▶ What this task involves
Output the material below unchanged, apart from leaving out the pictures.

※ ※ ※

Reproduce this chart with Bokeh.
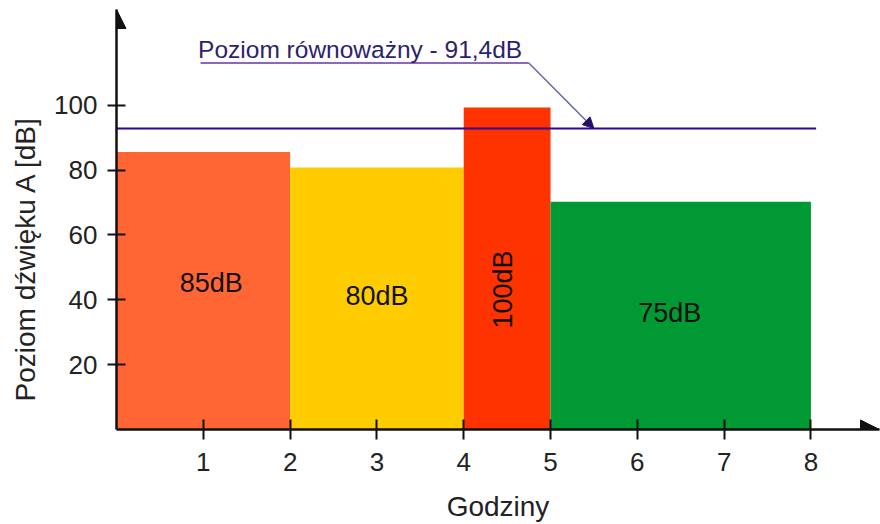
import math
from bokeh.plotting import figure
from bokeh.models import Range1d, FixedTicker, Label, Arrow, NormalHead, ColumnDataSource, Title
from bokeh.core.properties import value
from bokeh.embed import file_html
from bokeh.resources import INLINE

# ---- data ----
hour_start = [0, 2, 4, 5]
hour_end = [2, 4, 5, 8]
levels = [85.6, 80.8, 99.3, 70.2]
level_labels = ["85dB", "80dB", "100dB", "75dB"]
bar_colors = ["#FF6633", "#FFCC00", "#FF3300", "#009933"]
eq_level = 92.8
eq_text = "Poziom równoważny - 91,4dB"
x_ticks = [1, 2, 3, 4, 5, 6, 7, 8]
y_ticks = [20, 40, 60, 80, 100]
x_title = "Godziny"
y_title = "Poziom dźwięku A [dB]"

FONT = "Liberation Sans"
X_END = 8.79
Y_END = 129.5

p = figure(width=880, height=524, output_backend="svg", toolbar_location=None,
           x_range=Range1d(0, X_END), y_range=Range1d(0, Y_END),
           min_border_left=116, min_border_right=1, min_border_top=9, min_border_bottom=94)
p.outline_line_color = None
p.xgrid.visible = False
p.ygrid.visible = False
p.background_fill_color = "white"

for ax in (p.xaxis, p.yaxis):
    ax.axis_line_width = 2.5
    ax.axis_line_color = "#111111"
    ax.major_tick_line_width = 2
    ax.major_tick_line_color = "#111111"
    ax.minor_tick_line_color = None
    ax.major_label_text_font = FONT
    ax.major_label_text_font_size = "26px"
    ax.major_label_text_color = "#222222"
p.xaxis.ticker = FixedTicker(ticks=x_ticks)
p.yaxis.ticker = FixedTicker(ticks=y_ticks)
p.xaxis.major_tick_in = 10
p.xaxis.major_tick_out = 10
p.yaxis.major_tick_in = 9
p.yaxis.major_tick_out = 9
p.xaxis.major_label_standoff = 13
p.yaxis.major_label_standoff = 10

p.xaxis.axis_label = x_title
p.xaxis.axis_label_text_font = FONT
p.xaxis.axis_label_text_font_size = "28px"
p.xaxis.axis_label_text_font_style = "normal"
p.xaxis.axis_label_text_color = "#222222"
p.xaxis.axis_label_standoff = 17

p.add_layout(Title(text=y_title, align="left", offset=28, vertical_align="top",
                   text_font=FONT, text_font_size="28px", text_font_style="normal",
                   text_color="#222222", standoff=17), "left")

# bars
src = ColumnDataSource(dict(left=hour_start, right=hour_end, top=levels, color=bar_colors))
p.quad(left="left", right="right", bottom=0, top="top", fill_color="color", line_color=None, source=src)

# bar labels
angles = [0, 0, math.pi / 2, 0]
xo = [8, 0, -4, -11]
yo = [-8, -2, 21, -3]
lsrc = ColumnDataSource(dict(
    x=[(a + b) / 2 for a, b in zip(hour_start, hour_end)],
    y=[v / 2 for v in levels],
    text=level_labels, angle=angles, xo=xo, yo=yo))
p.text(x="x", y="y", text="text", angle="angle", x_offset="xo", y_offset="yo",
       text_align="center", text_baseline="middle", text_font=value(FONT),
       text_font_size="27px", text_color="#111111", source=lsrc)

# equivalent level line
p.segment(x0=[0], y0=[eq_level], x1=[8.06], y1=[eq_level], line_color="#330099", line_width=2)

# annotation text + underline + leader arrow
p.add_layout(Label(x=0.94, y=117.3, text=eq_text, text_font=FONT, text_font_size="24.5px",
                   text_color="#2e1f6e", text_align="left", text_baseline="middle"))
p.segment(x0=[0.968], y0=[113.0], x1=[4.75], y1=[113.0], line_color="#6633aa", line_width=1.5)
p.add_layout(Arrow(end=NormalHead(size=11, fill_color="#221166", line_color="#221166"),
                   x_start=4.75, y_start=113.0, x_end=5.5, y_end=eq_level,
                   line_color="#6666aa", line_width=1.5))

# axis arrows
p.add_layout(Arrow(end=NormalHead(size=19, fill_color="#111111", line_color="#111111"),
                   x_start=0, y_start=0, x_end=0, y_end=Y_END, line_color=None))
p.add_layout(Arrow(end=NormalHead(size=19, fill_color="#111111", line_color="#111111"),
                   x_start=0, y_start=0, x_end=X_END, y_end=0, line_color=None))

open("out.html", "w").write(file_html(p, INLINE))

※ ※ ※

▶ Answer in full
Reproduce this chart with Bokeh.
import math
from bokeh.plotting import figure
from bokeh.models import Range1d, FixedTicker, Label, Arrow, NormalHead, ColumnDataSource, Title
from bokeh.core.properties import value
from bokeh.embed import file_html
from bokeh.resources import INLINE

# ---- data ----
hour_start = [0, 2, 4, 5]
hour_end = [2, 4, 5, 8]
levels = [85.6, 80.8, 99.3, 70.2]
level_labels = ["85dB", "80dB", "100dB", "75dB"]
bar_colors = ["#FF6633", "#FFCC00", "#FF3300", "#009933"]
eq_level = 92.8
eq_text = "Poziom równoważny - 91,4dB"
x_ticks = [1, 2, 3, 4, 5, 6, 7, 8]
y_ticks = [20, 40, 60, 80, 100]
x_title = "Godziny"
y_title = "Poziom dźwięku A [dB]"

FONT = "Liberation Sans"
X_END = 8.79
Y_END = 129.5

p = figure(width=880, height=524, output_backend="svg", toolbar_location=None,
           x_range=Range1d(0, X_END), y_range=Range1d(0, Y_END),
           min_border_left=116, min_border_right=1, min_border_top=9, min_border_bottom=94)
p.outline_line_color = None
p.xgrid.visible = False
p.ygrid.visible = False
p.background_fill_color = "white"

for ax in (p.xaxis, p.yaxis):
    ax.axis_line_width = 2.5
    ax.axis_line_color = "#111111"
    ax.major_tick_line_width = 2
    ax.major_tick_line_color = "#111111"
    ax.minor_tick_line_color = None
    ax.major_label_text_font = FONT
    ax.major_label_text_font_size = "26px"
    ax.major_label_text_color = "#222222"
p.xaxis.ticker = FixedTicker(ticks=x_ticks)
p.yaxis.ticker = FixedTicker(ticks=y_ticks)
p.xaxis.major_tick_in = 10
p.xaxis.major_tick_out = 10
p.yaxis.major_tick_in = 9
p.yaxis.major_tick_out = 9
p.xaxis.major_label_standoff = 13
p.yaxis.major_label_standoff = 10

p.xaxis.axis_label = x_title
p.xaxis.axis_label_text_font = FONT
p.xaxis.axis_label_text_font_size = "28px"
p.xaxis.axis_label_text_font_style = "normal"
p.xaxis.axis_label_text_color = "#222222"
p.xaxis.axis_label_standoff = 17

p.add_layout(Title(text=y_title, align="left", offset=28, vertical_align="top",
                   text_font=FONT, text_font_size="28px", text_font_style="normal",
                   text_color="#222222", standoff=17), "left")

# bars
src = ColumnDataSource(dict(left=hour_start, right=hour_end, top=levels, color=bar_colors))
p.quad(left="left", right="right", bottom=0, top="top", fill_color="color", line_color=None, source=src)

# bar labels
angles = [0, 0, math.pi / 2, 0]
xo = [8, 0, -4, -11]
yo = [-8, -2, 21, -3]
lsrc = ColumnDataSource(dict(
    x=[(a + b) / 2 for a, b in zip(hour_start, hour_end)],
    y=[v / 2 for v in levels],
    text=level_labels, angle=angles, xo=xo, yo=yo))
p.text(x="x", y="y", text="text", angle="angle", x_offset="xo", y_offset="yo",
       text_align="center", text_baseline="middle", text_font=value(FONT),
       text_font_size="27px", text_color="#111111", source=lsrc)

# equivalent level line
p.segment(x0=[0], y0=[eq_level], x1=[8.06], y1=[eq_level], line_color="#330099", line_width=2)

# annotation text + underline + leader arrow
p.add_layout(Label(x=0.94, y=117.3, text=eq_text, text_font=FONT, text_font_size="24.5px",
                   text_color="#2e1f6e", text_align="left", text_baseline="middle"))
p.segment(x0=[0.968], y0=[113.0], x1=[4.75], y1=[113.0], line_color="#6633aa", line_width=1.5)
p.add_layout(Arrow(end=NormalHead(size=11, fill_color="#221166", line_color="#221166"),
                   x_start=4.75, y_start=113.0, x_end=5.5, y_end=eq_level,
                   line_color="#6666aa", line_width=1.5))

# axis arrows
p.add_layout(Arrow(end=NormalHead(size=19, fill_color="#111111", line_color="#111111"),
                   x_start=0, y_start=0, x_end=0, y_end=Y_END, line_color=None))
p.add_layout(Arrow(end=NormalHead(size=19, fill_color="#111111", line_color="#111111"),
                   x_start=0, y_start=0, x_end=X_END, y_end=0, line_color=None))

open("out.html", "w").write(file_html(p, INLINE))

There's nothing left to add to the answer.